Task brief: Give an exact copy of every line, leaving images out.

START

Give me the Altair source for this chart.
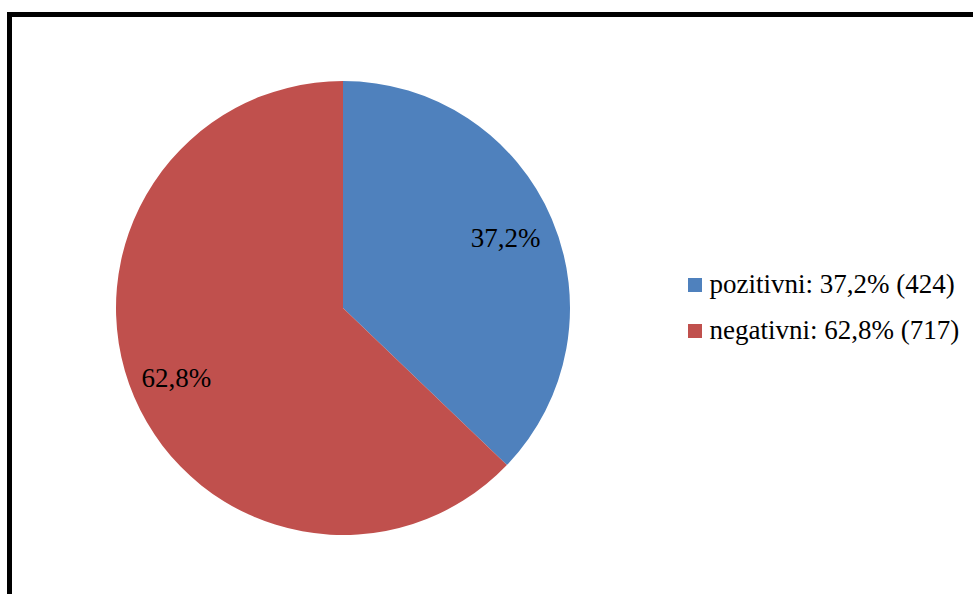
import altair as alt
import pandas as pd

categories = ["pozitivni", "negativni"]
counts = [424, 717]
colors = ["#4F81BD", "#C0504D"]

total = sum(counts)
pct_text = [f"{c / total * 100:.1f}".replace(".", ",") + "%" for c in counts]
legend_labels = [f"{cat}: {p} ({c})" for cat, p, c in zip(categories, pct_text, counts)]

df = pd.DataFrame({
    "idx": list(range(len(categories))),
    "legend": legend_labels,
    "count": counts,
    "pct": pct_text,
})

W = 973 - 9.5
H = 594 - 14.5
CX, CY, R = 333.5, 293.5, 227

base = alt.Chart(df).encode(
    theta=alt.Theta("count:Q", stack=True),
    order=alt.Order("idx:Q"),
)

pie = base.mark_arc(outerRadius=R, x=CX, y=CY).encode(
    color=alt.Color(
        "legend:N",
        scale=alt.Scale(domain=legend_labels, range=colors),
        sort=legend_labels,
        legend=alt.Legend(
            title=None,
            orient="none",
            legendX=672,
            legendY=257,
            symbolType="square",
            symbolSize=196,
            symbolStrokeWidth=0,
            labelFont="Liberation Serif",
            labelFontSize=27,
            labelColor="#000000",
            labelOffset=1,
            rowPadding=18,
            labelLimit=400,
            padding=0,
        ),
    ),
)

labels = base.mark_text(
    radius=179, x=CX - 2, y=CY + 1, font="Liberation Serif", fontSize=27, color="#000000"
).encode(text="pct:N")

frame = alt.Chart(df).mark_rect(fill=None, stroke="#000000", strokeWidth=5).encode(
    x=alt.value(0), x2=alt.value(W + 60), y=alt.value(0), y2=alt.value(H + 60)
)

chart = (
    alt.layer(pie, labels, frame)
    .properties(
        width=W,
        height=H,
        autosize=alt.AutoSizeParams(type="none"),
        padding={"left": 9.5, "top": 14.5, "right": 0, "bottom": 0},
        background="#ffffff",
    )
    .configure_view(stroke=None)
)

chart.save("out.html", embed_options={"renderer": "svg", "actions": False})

END

Exercise response:
Give me the Altair source for this chart.
import altair as alt
import pandas as pd

categories = ["pozitivni", "negativni"]
counts = [424, 717]
colors = ["#4F81BD", "#C0504D"]

total = sum(counts)
pct_text = [f"{c / total * 100:.1f}".replace(".", ",") + "%" for c in counts]
legend_labels = [f"{cat}: {p} ({c})" for cat, p, c in zip(categories, pct_text, counts)]

df = pd.DataFrame({
    "idx": list(range(len(categories))),
    "legend": legend_labels,
    "count": counts,
    "pct": pct_text,
})

W = 973 - 9.5
H = 594 - 14.5
CX, CY, R = 333.5, 293.5, 227

base = alt.Chart(df).encode(
    theta=alt.Theta("count:Q", stack=True),
    order=alt.Order("idx:Q"),
)

pie = base.mark_arc(outerRadius=R, x=CX, y=CY).encode(
    color=alt.Color(
        "legend:N",
        scale=alt.Scale(domain=legend_labels, range=colors),
        sort=legend_labels,
        legend=alt.Legend(
            title=None,
            orient="none",
            legendX=672,
            legendY=257,
            symbolType="square",
            symbolSize=196,
            symbolStrokeWidth=0,
            labelFont="Liberation Serif",
            labelFontSize=27,
            labelColor="#000000",
            labelOffset=1,
            rowPadding=18,
            labelLimit=400,
            padding=0,
        ),
    ),
)

labels = base.mark_text(
    radius=179, x=CX - 2, y=CY + 1, font="Liberation Serif", fontSize=27, color="#000000"
).encode(text="pct:N")

frame = alt.Chart(df).mark_rect(fill=None, stroke="#000000", strokeWidth=5).encode(
    x=alt.value(0), x2=alt.value(W + 60), y=alt.value(0), y2=alt.value(H + 60)
)

chart = (
    alt.layer(pie, labels, frame)
    .properties(
        width=W,
        height=H,
        autosize=alt.AutoSizeParams(type="none"),
        padding={"left": 9.5, "top": 14.5, "right": 0, "bottom": 0},
        background="#ffffff",
    )
    .configure_view(stroke=None)
)

chart.save("out.html", embed_options={"renderer": "svg", "actions": False})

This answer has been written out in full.